A young Turkish writer on a student visa in Berlin records her day-to-day experiences as time runs out on both her visa status and her dreams of remaking her life on her own terms.
Leyla, born in Istanbul and raised by an embittered mother and abusive, alcoholic father, is in love with Berlin. When she first visited at 21, Berlin seemed like a place where she “wouldn’t have to give up on her dreams to stay alive,” a city of vagabonds where she could write the kinds of books that get Turkish novelists thrown in prison, inoculated from childhood voices telling her what she could not do. Five years later, Leyla's master’s thesis has failed, forcing her to sue the university for readmittance or be deported back to Turkey. While she waits in bureaucratic limbo for her case to be resolved, Leyla is not allowed to either enroll in another program or take a full-time job, but must make ends meet working part time as a cleaner at an Alice in Wonderland– themed hostel. As she negotiates her destabilizing new reality—not the bold writer she feels she should have become, not the model minority able to slot her identity into the Germanic system, not the dutiful daughter her sister resents her being to their mother in Istanbul but an invisible cog at the “bottom of the immigrant hierarchy”—Leyla throws herself further into the Berlin club scene, seeking solace, or at least oblivion, in the hypnosis of all-night dancing, drugs, and casual sexual encounters. Written in journal-style entries, Koca’s debut novel keeps its pace taut without ever seeming strained or frenetic.
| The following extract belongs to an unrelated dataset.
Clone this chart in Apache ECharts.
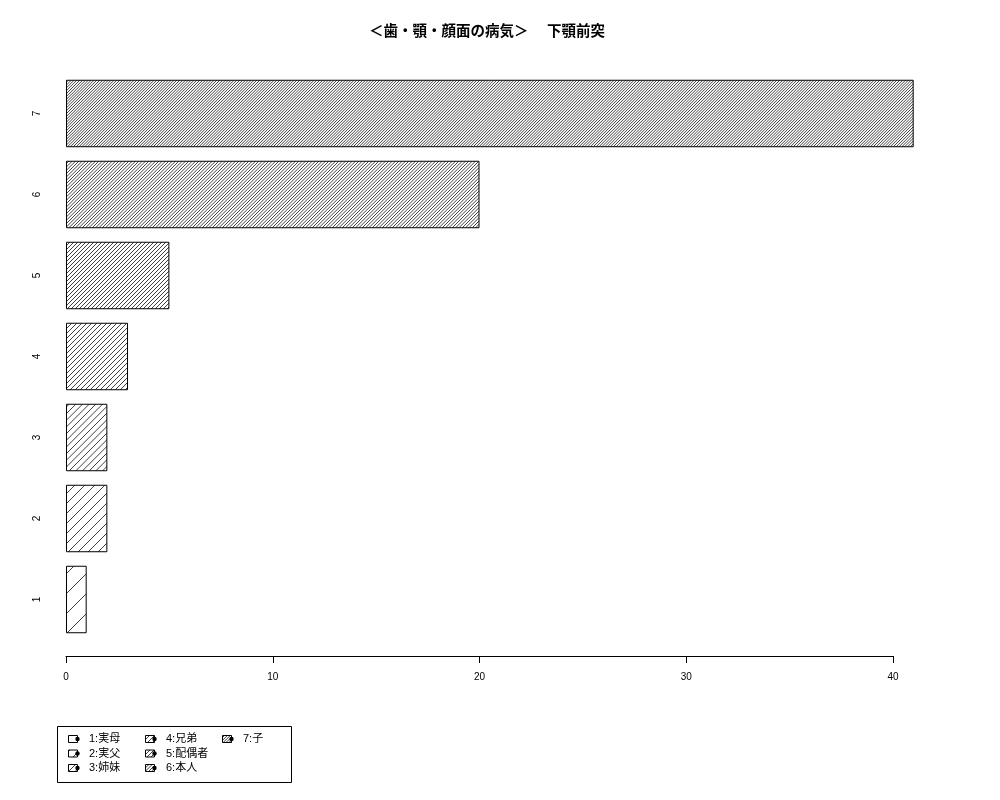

Leyla is a witty, acutely observant, and deeply sympathetic character who manages to tell the details of her life—both the transcendent epiphanies and the debauched aftermaths—with an honesty that disavows patronizing pity. This is a book about some of the largest issues of our time—ethnic identity, national belonging, the psychological traumas of patriarchy and White supremacy, sexual ownership, feminist reckoning—but it is also, and perhaps primarily, a book about the intimacy between a character and a reader as one agrees to talk and the other agrees to listen.
A powerful debut that heralds a voice intent on being heard.